The move to prosecute and execute members of Saddam's regime is a source of controversy in Iraq, where many members of the country's Shi'ite majority, who suffered under the ousted Sunni-dominated regime, want vengeance for past crimes.
Aziz was Christian and not Sunni, but many in the Sunni community view his conviction and those of others as proof they will always be held responsible for actions carried out years ago. The Vatican has urged Iraq to commute the death sentence and said it may try to intervene diplomatically to halt it.
President Talabani yesterday cited a number of reasons for refusing to approve the execution.
"I cannot sign an order of this kind because I am a socialist," Mr Talabani said. "I feel compassion for Tariq Aziz because he is a Christian, an Iraqi Christian."
"In addition, he is an elderly man - aged over 70 - and this is why I will never sign this order," Mr Talabani said. He was speaking in Paris, where he attended a meeting of the Socialist International this week.

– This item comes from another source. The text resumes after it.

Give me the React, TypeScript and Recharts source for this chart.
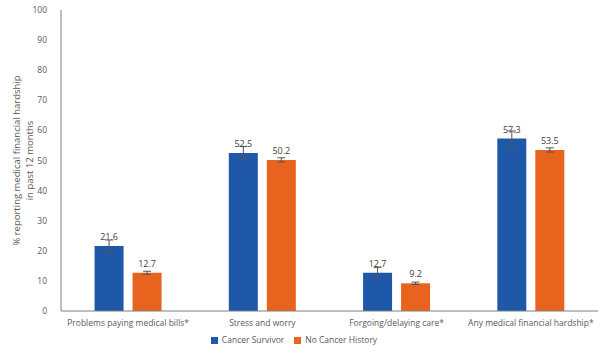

However, it was not immediately clear whether Mr Talabani's opposition would spare Aziz's life. Under the constitution, the president is supposed to ratify death sentences, but there are mechanisms for the execution to be ordered by parliament.
Justice ministry spokesman Abdul-Sattar Bayrkdar said death penalties can be carried out regardless of the president's refusal to sign an execution order.
"If the president refuses to sign an execution that is not a veto on a verdict," he said.